When people disrespect Latinos, immigrants or not, I get mad, I take it personally. I think the US policies toward immigration are ridiculous, the government needs to stop punishing the people the United States needs to survive. These undocumented immigrants, they come, they do all the work. The work no one else can do, for cheap. If all the immigrants left, we would collapse, the USA would be paralyzed. They need to just let people come in and work , and give them citizenship. They are here anyway, and when you pass laws to make something illegal, it creates opportunities for more criminal things to happen. Why are they going after the people we need to make this economy function? They pay taxes, but the government targets them. All Latino immigrants should have the same advantage I did. If more Latino immigrants had my advantages, they would be more people contributing to society as I did, instead of living in fear.

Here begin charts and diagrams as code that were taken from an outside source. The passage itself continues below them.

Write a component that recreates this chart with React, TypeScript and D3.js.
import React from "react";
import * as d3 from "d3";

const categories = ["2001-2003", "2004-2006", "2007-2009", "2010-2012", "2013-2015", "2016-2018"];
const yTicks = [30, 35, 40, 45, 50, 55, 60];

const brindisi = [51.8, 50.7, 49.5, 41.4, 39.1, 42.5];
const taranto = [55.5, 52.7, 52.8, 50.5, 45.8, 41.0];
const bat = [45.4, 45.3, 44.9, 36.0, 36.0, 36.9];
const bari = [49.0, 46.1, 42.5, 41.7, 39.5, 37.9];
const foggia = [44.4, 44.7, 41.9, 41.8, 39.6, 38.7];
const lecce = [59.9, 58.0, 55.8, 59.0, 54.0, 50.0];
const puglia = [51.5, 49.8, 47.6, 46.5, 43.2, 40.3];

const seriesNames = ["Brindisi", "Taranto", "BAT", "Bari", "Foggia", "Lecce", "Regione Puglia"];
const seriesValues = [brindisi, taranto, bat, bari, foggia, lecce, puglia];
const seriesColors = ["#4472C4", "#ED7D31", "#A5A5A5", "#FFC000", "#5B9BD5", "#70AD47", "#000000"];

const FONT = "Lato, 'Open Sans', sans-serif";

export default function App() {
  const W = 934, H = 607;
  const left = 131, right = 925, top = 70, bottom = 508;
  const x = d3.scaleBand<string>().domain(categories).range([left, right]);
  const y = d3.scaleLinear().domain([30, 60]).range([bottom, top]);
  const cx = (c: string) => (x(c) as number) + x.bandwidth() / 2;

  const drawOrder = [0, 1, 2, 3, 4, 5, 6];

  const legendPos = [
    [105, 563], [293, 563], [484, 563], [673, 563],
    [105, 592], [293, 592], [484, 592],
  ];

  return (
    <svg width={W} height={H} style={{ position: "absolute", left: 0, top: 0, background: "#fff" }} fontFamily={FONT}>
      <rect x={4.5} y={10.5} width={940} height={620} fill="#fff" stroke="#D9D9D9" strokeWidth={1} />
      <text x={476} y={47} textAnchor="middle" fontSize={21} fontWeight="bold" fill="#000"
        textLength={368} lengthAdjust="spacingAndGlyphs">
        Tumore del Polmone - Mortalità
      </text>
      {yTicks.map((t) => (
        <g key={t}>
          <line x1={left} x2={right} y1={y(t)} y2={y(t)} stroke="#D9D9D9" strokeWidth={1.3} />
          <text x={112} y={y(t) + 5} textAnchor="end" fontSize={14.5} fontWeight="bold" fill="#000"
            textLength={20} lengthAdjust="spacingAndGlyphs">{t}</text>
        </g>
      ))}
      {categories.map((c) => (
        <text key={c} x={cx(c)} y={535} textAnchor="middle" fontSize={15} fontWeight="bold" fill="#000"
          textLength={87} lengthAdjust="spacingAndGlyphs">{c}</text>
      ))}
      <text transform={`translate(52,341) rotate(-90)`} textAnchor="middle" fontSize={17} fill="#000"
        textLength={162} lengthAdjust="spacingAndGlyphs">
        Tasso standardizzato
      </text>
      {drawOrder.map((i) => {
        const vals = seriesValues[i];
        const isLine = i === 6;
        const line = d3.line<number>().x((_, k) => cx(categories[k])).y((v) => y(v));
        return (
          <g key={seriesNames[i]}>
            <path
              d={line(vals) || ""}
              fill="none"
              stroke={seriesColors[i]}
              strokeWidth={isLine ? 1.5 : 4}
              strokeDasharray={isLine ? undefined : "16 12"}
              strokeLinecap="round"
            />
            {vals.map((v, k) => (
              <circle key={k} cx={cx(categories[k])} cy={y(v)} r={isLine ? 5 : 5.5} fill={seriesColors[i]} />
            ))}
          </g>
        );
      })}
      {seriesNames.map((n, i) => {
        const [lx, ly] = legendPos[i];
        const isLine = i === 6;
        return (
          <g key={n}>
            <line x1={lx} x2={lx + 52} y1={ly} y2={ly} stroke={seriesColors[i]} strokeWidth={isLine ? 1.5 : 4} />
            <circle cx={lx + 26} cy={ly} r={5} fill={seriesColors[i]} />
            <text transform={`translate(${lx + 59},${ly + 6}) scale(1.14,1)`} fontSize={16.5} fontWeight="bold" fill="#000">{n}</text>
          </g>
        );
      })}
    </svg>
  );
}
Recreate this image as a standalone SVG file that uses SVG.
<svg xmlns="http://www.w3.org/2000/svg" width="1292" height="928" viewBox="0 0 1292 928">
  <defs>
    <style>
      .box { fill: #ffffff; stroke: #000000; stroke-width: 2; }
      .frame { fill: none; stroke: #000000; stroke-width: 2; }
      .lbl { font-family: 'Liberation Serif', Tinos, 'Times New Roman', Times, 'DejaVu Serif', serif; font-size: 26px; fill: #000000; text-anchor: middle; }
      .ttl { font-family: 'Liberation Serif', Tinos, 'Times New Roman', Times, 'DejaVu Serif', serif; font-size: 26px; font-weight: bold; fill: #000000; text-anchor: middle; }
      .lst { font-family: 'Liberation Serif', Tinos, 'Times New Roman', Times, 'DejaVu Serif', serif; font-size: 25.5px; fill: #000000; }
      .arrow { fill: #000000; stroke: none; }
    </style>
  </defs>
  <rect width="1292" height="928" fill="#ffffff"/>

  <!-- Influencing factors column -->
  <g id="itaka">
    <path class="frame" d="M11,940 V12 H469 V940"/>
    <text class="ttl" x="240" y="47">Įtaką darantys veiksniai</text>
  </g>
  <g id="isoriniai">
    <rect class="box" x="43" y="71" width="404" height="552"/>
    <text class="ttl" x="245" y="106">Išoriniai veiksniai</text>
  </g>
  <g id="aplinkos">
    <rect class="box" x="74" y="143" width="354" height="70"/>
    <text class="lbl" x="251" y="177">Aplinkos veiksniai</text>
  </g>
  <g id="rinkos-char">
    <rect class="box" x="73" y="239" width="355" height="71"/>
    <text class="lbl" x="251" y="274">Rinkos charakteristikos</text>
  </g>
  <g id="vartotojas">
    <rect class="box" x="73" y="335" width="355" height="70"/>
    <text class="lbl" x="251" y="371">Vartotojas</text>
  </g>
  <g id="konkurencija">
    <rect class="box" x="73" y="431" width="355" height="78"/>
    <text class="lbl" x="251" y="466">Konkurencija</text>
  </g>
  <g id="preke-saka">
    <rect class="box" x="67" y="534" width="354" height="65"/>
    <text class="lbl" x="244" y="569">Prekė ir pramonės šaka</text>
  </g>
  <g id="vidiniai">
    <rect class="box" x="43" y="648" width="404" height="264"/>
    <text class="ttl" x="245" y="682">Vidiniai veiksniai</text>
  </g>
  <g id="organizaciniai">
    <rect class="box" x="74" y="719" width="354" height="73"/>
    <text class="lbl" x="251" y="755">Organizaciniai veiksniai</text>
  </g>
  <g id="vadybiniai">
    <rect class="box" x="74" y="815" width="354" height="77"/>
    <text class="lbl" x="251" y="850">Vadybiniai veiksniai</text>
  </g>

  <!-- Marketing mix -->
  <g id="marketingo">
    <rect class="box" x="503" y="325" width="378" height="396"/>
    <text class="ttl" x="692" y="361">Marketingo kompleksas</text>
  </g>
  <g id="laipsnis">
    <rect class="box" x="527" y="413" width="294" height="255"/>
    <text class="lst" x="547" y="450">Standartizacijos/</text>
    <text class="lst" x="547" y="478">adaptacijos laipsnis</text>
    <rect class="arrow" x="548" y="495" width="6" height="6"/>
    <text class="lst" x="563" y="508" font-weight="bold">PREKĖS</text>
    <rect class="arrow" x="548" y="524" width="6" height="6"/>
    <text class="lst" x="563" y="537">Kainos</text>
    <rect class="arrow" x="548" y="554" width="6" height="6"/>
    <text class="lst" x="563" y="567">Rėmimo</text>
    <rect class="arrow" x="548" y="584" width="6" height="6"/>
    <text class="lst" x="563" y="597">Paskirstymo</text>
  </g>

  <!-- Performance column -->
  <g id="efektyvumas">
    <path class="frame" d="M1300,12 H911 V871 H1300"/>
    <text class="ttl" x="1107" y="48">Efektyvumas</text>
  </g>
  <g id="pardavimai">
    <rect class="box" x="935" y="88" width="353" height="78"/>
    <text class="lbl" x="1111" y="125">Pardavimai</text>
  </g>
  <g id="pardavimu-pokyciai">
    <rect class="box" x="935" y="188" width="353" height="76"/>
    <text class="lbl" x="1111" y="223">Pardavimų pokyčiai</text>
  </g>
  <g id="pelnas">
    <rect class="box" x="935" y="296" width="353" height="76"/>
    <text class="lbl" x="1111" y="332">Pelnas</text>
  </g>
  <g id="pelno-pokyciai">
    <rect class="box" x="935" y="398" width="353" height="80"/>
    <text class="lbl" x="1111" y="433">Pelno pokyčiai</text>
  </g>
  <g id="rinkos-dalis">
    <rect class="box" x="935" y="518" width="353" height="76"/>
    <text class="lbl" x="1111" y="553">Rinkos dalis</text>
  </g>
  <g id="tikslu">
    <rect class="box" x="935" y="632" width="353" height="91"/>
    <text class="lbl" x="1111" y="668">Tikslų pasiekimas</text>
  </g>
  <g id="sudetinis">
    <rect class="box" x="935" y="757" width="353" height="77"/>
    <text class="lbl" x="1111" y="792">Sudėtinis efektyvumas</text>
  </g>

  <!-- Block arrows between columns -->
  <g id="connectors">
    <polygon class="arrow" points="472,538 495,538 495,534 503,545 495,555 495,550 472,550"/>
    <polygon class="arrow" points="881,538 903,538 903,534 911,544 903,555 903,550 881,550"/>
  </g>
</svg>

I have worked for the City for over 25 years, all the time working with youth. I have now moved on to work in the Community Colleges trying to recruit and help Latino students. I have four boys, a grandson and a daughter in laws. I am proud of my family. Within a few years I want to retire, and return to Puerto Rico. I want to help my community back home. I want to enjoy my family and explore my island. Maybe in my early fifties I am retiring a little early, but I want to enjoy my life before I die. It is the plan of the USA to work people till they are almost dead, but not me.
As far as Puerto Rico today, I feel we must never become a state, look what happened to Hawaii. We must never let this happen, but I feel we should remain as we are. The USA ruined Puerto Rico, they took control, and made us lazy by offering us welfare, and they stole a huge part of who we are when they took our land, and built on top of it. We were farmers, we are connected to our land since the Tainos. Now we are a people on colonized land, but we won’t give up our fight. We have not assimilated. We are Puerto Rican, not American. We are a proud people, our culture is strong. After being colonized by the Spanish, then America, we have kept our traditions, and our spirit will not be broken; we are survivors. I am proud of what I have done in Oakland, I am proud of my struggle and my determination to succeed. I plan on returning to Puerto Rico, and living out the rest of my days on my beautiful island.